AQUINO


AQUINO  07/03/2025

Santo Tomás de Aquino, representado en el cuadro por Fray Angélico, fue una gran lumbrera puesta por Dios en medio de su Iglesia a fin de iluminar, confortar y animar las almas a lo largo de los siglos para que resistieran con gallardía los embates de la herejía. Con su portentosa inteligencia y su ardiente piedad abordó todos los problemas que en su época estaban abiertos para que fuesen franqueados a la investigación de la mente humana. Recorrió las regiones más áridas, más oscuras y más traicioneras del conocimiento con una sencillez, una claridad y una energía verdaderamente sobrenaturales.

Superando no solo la sabiduría humana de los filósofos paganos, sino la propia sabiduría de los Doctores de la Iglesia que le precedieron, compuso entre otras obras la Suma Teológica, en la que recoge todas sus victorias sobre la herejía, la ignorancia o el pecado.
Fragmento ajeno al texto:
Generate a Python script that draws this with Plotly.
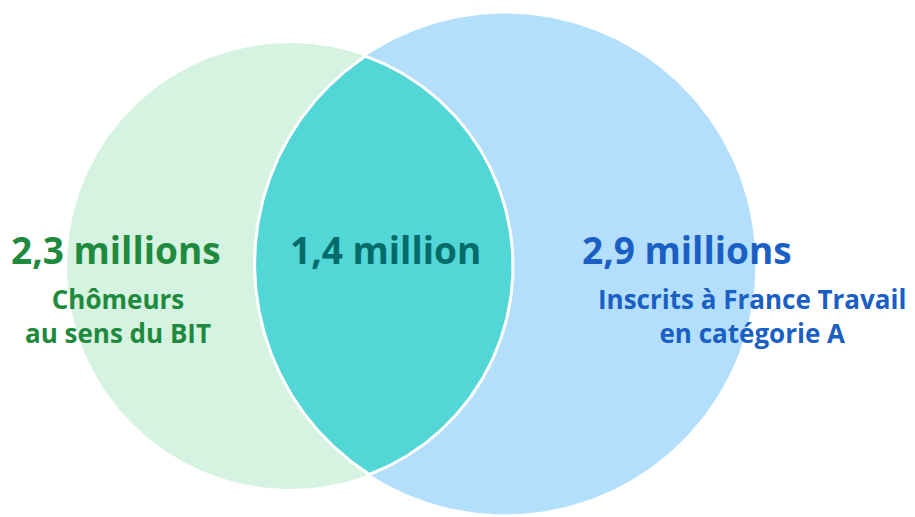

Su doctrina ha permanecido siempre tan pura que la Santa Iglesia la señala como la fuente indispensable de toda vida intelectual verdaderamente católica. Si hubo un intelectual que nunca tuvo la menor mácula de herejía, ese intelectual fue Santo Tomás de Aquino.

Su sentido católico era prodigioso. Por un lado, nunca entró en conflicto con las verdades ya definidas por la Santa Iglesia en su tiempo. Por otro lado, resolvió innumerables cuestiones sobre las que la Iglesia aún no se había pronunciado y, con su solución, preparó y apresuró el pronunciamiento infalible de la Esposa de Jesucristo. Por último, la nota característica y constante de su vida fue una sumisión tal a la doctrina católica que, aunque la Iglesia llegara a definir más adelante alguna verdad en sentido contrario al de Santo Tomás, él se convertiría inmediatamente en el más humilde, más amoroso y más caluroso paladín de aquel pensamiento que antes había impugnado y en el más inflexible adversario del error que hubiese enseñado como verdad. Nos referimos lógicamente a la verdadera Iglesia, no a la antiglesia posterior a Pío XII.

En consecuencia, Santo Tomás realizó plenamente el tercer grado del sentido católico. Hay católicos que piensan de modo diferente a la Iglesia y cuya fe es tan débil que solo a duras penas se someten a las determinaciones que Ella establece. Hay otros que no tienen ningún reparo en admitir lo que la Iglesia enseña, pero que ante cualquier problema difícilmente atinan a dar con la verdadera solución, si no son previamente ilustrados con el pensamiento católico. Finalmente, el más alto de los grados consiste en aceptar con prontitud y con amorosa facilidad todo lo que la Iglesia enseña, en estar tan impregnado del espíritu de la Iglesia que se piensa como ella aunque por el momento no se conozca su pronunciamiento sobre las cuestiones y, por último, en pensar de tal modo sobre los asuntos que ella aún no ha definido, que cuando los defina estemos dispuestos a modificar nuestra opinión, lo cual rara vez será necesario, porque habremos sabido esbozar en la gran mayoría de los casos el pensamiento de la Iglesia.

Así pues, si hay una virtud que debemos admirar en Santo Tomás, que debemos tratar de imitar y cuya obtención debemos pedir ardientemente a Dios por intermedio del gran Doctor, esta virtud es la del sentido católico.